The Australian Navy on Saturday intercepted two boats carrying more than 120 asylum seekers combined, bringing the number of asylum seekers caught this month alone to more than 500, officials said. It indicates a sharp increase in the number of new arrivals.
ACV Triton, operating under the control of Australia's Border Protection Command, intercepted the first suspected people smuggling vessel northeast of Christmas Island on Saturday morning. Another people smuggling vessel was later caught by the ACV Ashmore Guardian southwest of the Ashmore Islands.
Korena Flanagan, a spokeswoman for Home Affairs Minister Jason Clare, said the first vessel was carrying a total of 100 passengers and 2 crew members and the second was carrying 24 passengers and 3 crew members. "Border Protection Command have transferred the passengers to Christmas Island, where they will undergo initial security, health and identity checks and their reasons for travel will be established," she said.
So far this year, the Australian Navy has intercepted 3,658 irregular maritime arrivals (IMAs), most of them coming from Afghanistan and Iran who use Indonesia as a transit region. As of March 31, a total of 4,197 people are being held in immigration facilities while 1,712 people have been approved for a residence determination to live in the community.

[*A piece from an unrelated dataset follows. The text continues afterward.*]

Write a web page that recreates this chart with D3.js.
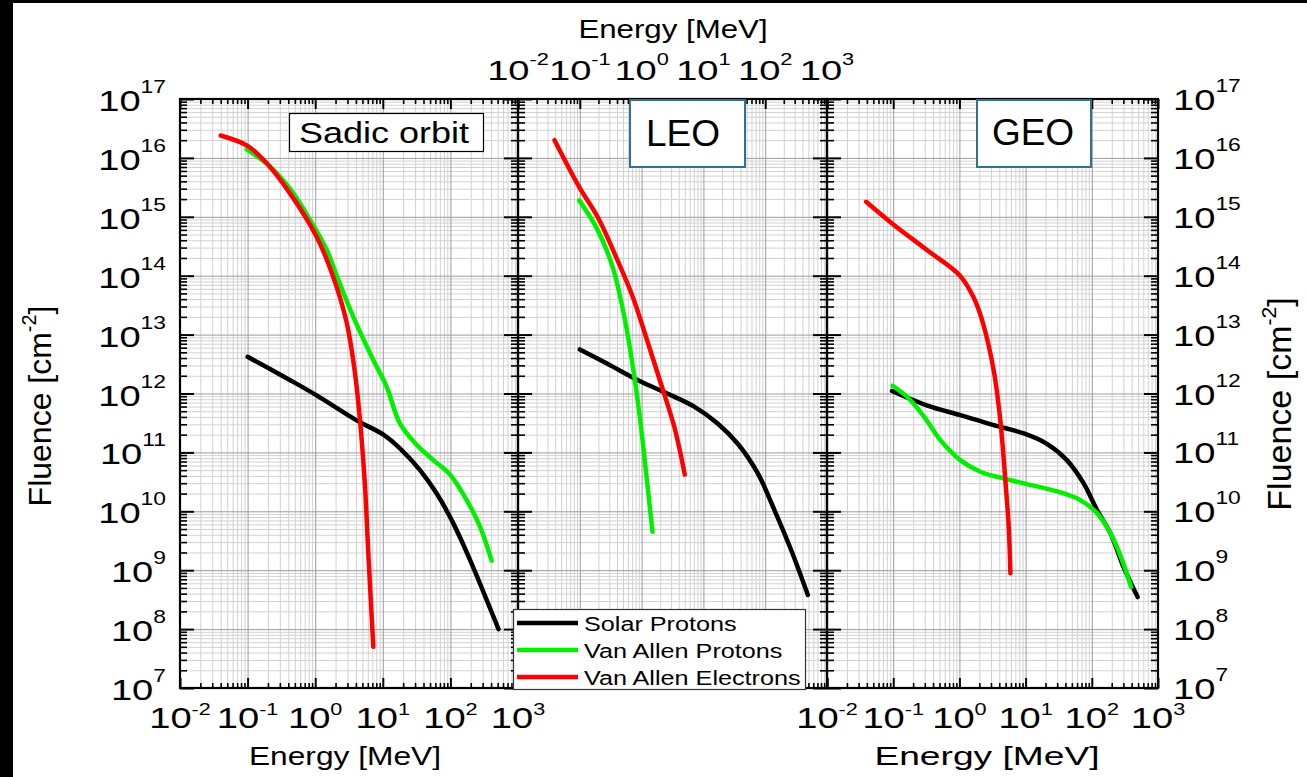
<!DOCTYPE html>
<html>
<head>
<meta charset="utf-8">
<script src="https://cdn.jsdelivr.net/npm/d3@7"></script>
<style>
  html, body { margin: 0; padding: 0; background: #fff; }
  svg { display: block; font-family: "Liberation Sans", Arial, sans-serif; }
</style>
</head>
<body>
<div id="chart"></div>
<script>
// ── Data ──────────────────────────────────────────────────────────────────
const PANEL_NAMES  = ['Sadic orbit', 'LEO', 'GEO'];
const SERIES_NAMES = ['Solar Protons', 'Van Allen Protons', 'Van Allen Electrons'];
const X_EXPONENTS  = [-2, -1, 0, 1, 2, 3];
const Y_EXPONENTS  = [7, 8, 9, 10, 11, 12, 13, 14, 15, 16, 17];

// Sadic orbit
const sadicSolarE = [0.1, 0.42, 1.05, 4.1, 10.2, 17.9, 35.5, 62.7, 110, 195, 515];
const sadicSolarF = [4.2e12, 1.7e12, 9.3e11, 3.5e11, 2.0e11, 1.17e11, 5.0e10, 2.0e10, 6.3e9, 1.5e9, 1.0e8];
const sadicVapE   = [0.097, 0.214, 0.424, 0.838, 1.48, 2.2, 3.66, 7.24, 11.4, 17.9, 31.6, 56, 98.6, 174, 274, 407];
const sadicVapF   = [1.4e16, 7.2e15, 3.0e15, 8.9e14, 2.75e14, 8.5e13, 2.0e13, 3.7e12, 1.3e12, 3.1e11, 1.35e11, 7.4e10, 4.2e10, 1.55e10, 5.5e9, 1.45e9];
const sadicVaeE   = [0.04, 0.1, 0.192, 0.424, 1.05, 1.85, 2.92, 3.88, 4.6, 5.46, 6.11, 7.24];
const sadicVaeF   = [2.4e16, 1.6e16, 8.1e15, 2.5e15, 4.6e14, 9.5e13, 1.6e13, 2.2e12, 3.5e11, 2.6e10, 1.9e9, 5.0e7];

// LEO
const leoSolarE = [0.1, 0.28, 0.86, 2.6, 7.1, 17, 36, 76, 141, 263, 490];
const leoSolarF = [5.6e12, 3.2e12, 1.7e12, 1.0e12, 6.0e11, 3.1e11, 1.4e11, 4.4e10, 1.05e10, 2.2e9, 3.8e8];
const leoVapE   = [0.098, 0.194, 0.34, 0.526, 0.736, 0.944, 1.17, 1.5];
const leoVapF   = [1.9e15, 6.0e14, 1.4e14, 2.0e13, 2.5e12, 3.7e11, 5.0e10, 4.5e9];
const leoVaeE   = [0.039, 0.098, 0.194, 0.385, 0.718, 1.18, 2.0, 3.37, 5.0];
const leoVaeF   = [2.0e16, 3.2e15, 1.0e15, 2.1e14, 4.4e13, 9.1e12, 1.6e12, 2.75e11, 4.2e10];

// GEO
const geoSolarE = [0.096, 0.32, 1.03, 3.3, 9.4, 21, 42, 75, 120, 190, 300, 493];
const geoSolarF = [1.1e12, 6.3e11, 4.3e11, 2.9e11, 2.1e11, 1.4e11, 7.4e10, 3.0e10, 1.05e10, 4.3e9, 1.15e9, 3.5e8];
const geoVapE   = [0.098, 0.16, 0.29, 0.52, 1.03, 2.07, 4.7, 10.5, 33.5, 67, 120, 190, 286, 391];
const geoVapF   = [1.35e12, 8.9e11, 4.1e11, 1.6e11, 7.4e10, 4.7e10, 3.6e10, 2.9e10, 2.1e10, 1.55e10, 9.3e9, 4.3e9, 1.5e9, 5.2e8];
const geoVaeE   = [0.039, 0.095, 0.32, 1.02, 1.62, 2.19, 3.29, 4.15, 4.94, 5.56, 5.9];
const geoVaeF   = [1.8e15, 7.8e14, 2.75e14, 1.0e14, 4.4e13, 1.8e13, 2.5e12, 3.5e11, 3.4e10, 5.5e9, 8.9e8];

const PANEL_SERIES = [
  [[sadicSolarE, sadicSolarF], [sadicVapE, sadicVapF], [sadicVaeE, sadicVaeF]],
  [[leoSolarE, leoSolarF], [leoVapE, leoVapF], [leoVaeE, leoVaeF]],
  [[geoSolarE, geoSolarF], [geoVapE, geoVapF], [geoVaeE, geoVaeF]]
];

// ── Layout / style ────────────────────────────────────────────────────────
const W = 1307, H = 777;
const COLORS = ['#000000', '#00f000', '#ff0000'];
const PANEL_LEFT  = [180, 518, 827];
const PANEL_RIGHT = [518, 827, 1158];
const TOP = 99, BOTTOM = 688;
const MINOR_GRID = '#d2d2d2', MAJOR_GRID = '#9c9c9c';

const svg = d3.select('#chart').append('svg')
  .attr('width', W).attr('height', H)
  .attr('viewBox', `0 0 ${W} ${H}`);

svg.append('rect').attr('width', W).attr('height', H).attr('fill', '#fff');
// black edge of the scanned figure
svg.append('rect').attr('x', 0).attr('y', 0).attr('width', 13).attr('height', H).attr('fill', '#000');
svg.append('rect').attr('x', 0).attr('y', 0).attr('width', W).attr('height', 3).attr('fill', '#000');

function minorTicks(exps) {
  const out = [];
  exps.slice(0, -1).forEach(e => {
    for (let k = 2; k <= 9; k++) out.push(k * Math.pow(10, e));
  });
  return out;
}

function axisLines(g, axis, transform, color, width) {
  g.append('g')
    .attr('transform', transform)
    .call(axis.tickFormat(''))
    .call(a => a.select('.domain').remove())
    .call(a => a.selectAll('.tick line').attr('stroke', color).attr('stroke-width', width));
}

// "10" with superscript exponent, horizontally stretched like the source
function powLabel(parent, x, y, exp, o) {
  const t = parent.append('text')
    .attr('transform', `translate(${x},${y}) scale(${o.sx},1)`)
    .attr('text-anchor', o.anchor)
    .attr('font-size', o.size)
    .attr('fill', '#000');
  t.append('tspan').text('10');
  t.append('tspan').attr('dy', -o.raise).attr('font-size', o.sup).text(exp);
}

function plainText(parent, x, y, str, size, sx, anchor) {
  return parent.append('text')
    .attr('transform', `translate(${x},${y}) scale(${sx},1)`)
    .attr('text-anchor', anchor || 'middle')
    .attr('font-size', size)
    .attr('fill', '#000')
    .text(str);
}

const xMajor = X_EXPONENTS.map(e => Math.pow(10, e));
const xMinor = minorTicks(X_EXPONENTS);
const yMajor = Y_EXPONENTS.map(e => Math.pow(10, e));
const yMinor = minorTicks(Y_EXPONENTS);

// ── Panels ────────────────────────────────────────────────────────────────
PANEL_NAMES.forEach((name, p) => {
  const x0 = PANEL_LEFT[p], x1 = PANEL_RIGHT[p];
  const innerW = x1 - x0, innerH = BOTTOM - TOP;
  const x = d3.scaleLog().domain([xMajor[0], xMajor[xMajor.length - 1]]).range([x0, x1]);
  const y = d3.scaleLog().domain([yMajor[0], yMajor[yMajor.length - 1]]).range([BOTTOM, TOP]);
  const g = svg.append('g');

  // Grid
  axisLines(g, d3.axisBottom(x).tickValues(xMinor).tickSize(-innerH), `translate(0,${BOTTOM})`, MINOR_GRID, 1);
  axisLines(g, d3.axisLeft(y).tickValues(yMinor).tickSize(-innerW), `translate(${x0},0)`, MINOR_GRID, 1);
  axisLines(g, d3.axisBottom(x).tickValues(xMajor).tickSize(-innerH), `translate(0,${BOTTOM})`, MAJOR_GRID, 1);
  axisLines(g, d3.axisLeft(y).tickValues(yMajor).tickSize(-innerW), `translate(${x0},0)`, MAJOR_GRID, 1);

  // Curves
  const line = d3.line()
    .x(d => x(d[0]))
    .y(d => y(d[1]))
    .curve(d3.curveCatmullRom.alpha(0.5));

  PANEL_SERIES[p].forEach(([E, F], s) => {
    g.append('path')
      .datum(d3.zip(E, F))
      .attr('fill', 'none')
      .attr('stroke', COLORS[s])
      .attr('stroke-width', 4.5)
      .attr('stroke-linecap', 'round')
      .attr('stroke-linejoin', 'round')
      .attr('d', line);
  });

  // Inward ticks on all four sides
  axisLines(g, d3.axisBottom(x).tickValues(xMinor).tickSize(-5), `translate(0,${BOTTOM})`, '#000', 1.6);
  axisLines(g, d3.axisBottom(x).tickValues(xMajor).tickSize(-10), `translate(0,${BOTTOM})`, '#000', 2);
  axisLines(g, d3.axisTop(x).tickValues(xMinor).tickSize(-5), `translate(0,${TOP})`, '#000', 1.6);
  axisLines(g, d3.axisTop(x).tickValues(xMajor).tickSize(-10), `translate(0,${TOP})`, '#000', 2);
  axisLines(g, d3.axisLeft(y).tickValues(yMinor).tickSize(-7), `translate(${x0},0)`, '#000', 1.6);
  axisLines(g, d3.axisLeft(y).tickValues(yMajor).tickSize(-14), `translate(${x0},0)`, '#000', 2);
  axisLines(g, d3.axisRight(y).tickValues(yMinor).tickSize(-7), `translate(${x1},0)`, '#000', 1.6);
  axisLines(g, d3.axisRight(y).tickValues(yMajor).tickSize(-14), `translate(${x1},0)`, '#000', 2);

  g.append('rect')
    .attr('x', x0).attr('y', TOP)
    .attr('width', innerW).attr('height', innerH)
    .attr('fill', 'none').attr('stroke', '#000').attr('stroke-width', 2.2);

  // Tick labels
  if (p !== 1) {
    X_EXPONENTS.forEach(e => powLabel(svg, x(Math.pow(10, e)), 728, e,
      { sx: 1.27, size: 30, sup: 17, raise: 13.5, anchor: 'middle' }));
  } else {
    X_EXPONENTS.forEach(e => powLabel(svg, x(Math.pow(10, e)), 80, e,
      { sx: 1.36, size: 28, sup: 16, raise: 15, anchor: 'middle' }));
  }
  if (p === 0) {
    Y_EXPONENTS.forEach(e => powLabel(svg, 166, y(Math.pow(10, e)) + 12, e,
      { sx: 1.27, size: 30, sup: 18, raise: 18, anchor: 'end' }));
  }
  if (p === 2) {
    Y_EXPONENTS.forEach(e => powLabel(svg, 1173, y(Math.pow(10, e)) + 11, e,
      { sx: 1.27, size: 30, sup: 18, raise: 18, anchor: 'start' }));
  }
});

// ── Panel name boxes ──────────────────────────────────────────────────────
svg.append('rect').attr('x', 289.5).attr('y', 113.5).attr('width', 194).attr('height', 38)
  .attr('fill', '#fff').attr('stroke', '#000').attr('stroke-width', 1.2);
plainText(svg, 384, 143, PANEL_NAMES[0], 30, 1.2);

svg.append('rect').attr('x', 630).attr('y', 100).attr('width', 115).attr('height', 67)
  .attr('fill', '#fff').attr('stroke', '#31708f').attr('stroke-width', 2);
plainText(svg, 683, 146, PANEL_NAMES[1], 37, 1);

svg.append('rect').attr('x', 977).attr('y', 100).attr('width', 114).attr('height', 67)
  .attr('fill', '#fff').attr('stroke', '#31708f').attr('stroke-width', 2);
plainText(svg, 1033, 145, PANEL_NAMES[2], 37, 1);

// ── Axis titles ───────────────────────────────────────────────────────────
plainText(svg, 345, 765, 'Energy [MeV]', 26, 1.22);
plainText(svg, 673, 38, 'Energy [MeV]', 25, 1.25);
plainText(svg, 987, 765, 'Energy [MeV]', 26, 1.43);

function fluenceTitle(cx, cy, size) {
  const t = svg.append('text')
    .attr('transform', `translate(${cx + size * 0.36},${cy}) rotate(-90)`)
    .attr('text-anchor', 'middle')
    .attr('font-size', size)
    .attr('fill', '#000');
  t.append('tspan').text('Fluence [cm');
  t.append('tspan').attr('dy', -size * 0.45).attr('font-size', size * 0.62).text('-2');
  t.append('tspan').attr('dy', size * 0.45).text(']');
}
fluenceTitle(39, 406, 32);
fluenceTitle(1279, 404, 34);

// ── Legend ────────────────────────────────────────────────────────────────
const legend = svg.append('g');
legend.append('rect').attr('x', 513.5).attr('y', 609.5).attr('width', 292).attr('height', 80)
  .attr('fill', '#fff').attr('stroke', '#333').attr('stroke-width', 1.2);
SERIES_NAMES.forEach((s, i) => {
  const ly = 623 + i * 27;
  legend.append('line').attr('x1', 517).attr('x2', 578).attr('y1', ly).attr('y2', ly)
    .attr('stroke', COLORS[i]).attr('stroke-width', 4.5);
  plainText(legend, 584, ly + 8, s, 21, 1.2, 'start');
});
</script>
</body>
</html>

This month alone, authorities have caught more than 520 asylum seekers who attempted to reach Australia by boat, indicating a sharp increase in the number of new arrivals. On Thursday, the ACV Botany Bay intercepted one vessel carrying 23 passengers and 2 crew members southwest of the Ashmore Islands.
Australia's Migration Act 1958 requires people who are not Australian citizens and who are unlawfully in Australia to be detained. This law has been heavily criticized by the United Nations and human rights organizations as many asylum seekers are in detention for months. In 2010, a total of 4,612 irregular maritime arrivals were intercepted by the Australian Navy.
However, the boat journeys made by asylum seekers are not without risk. In December 2010, at least 30 people were killed when a boat carrying more than 90 asylum seekers sank off the coast of Christmas Island. Forty-two people were rescued, while an unknown number of people remain missing.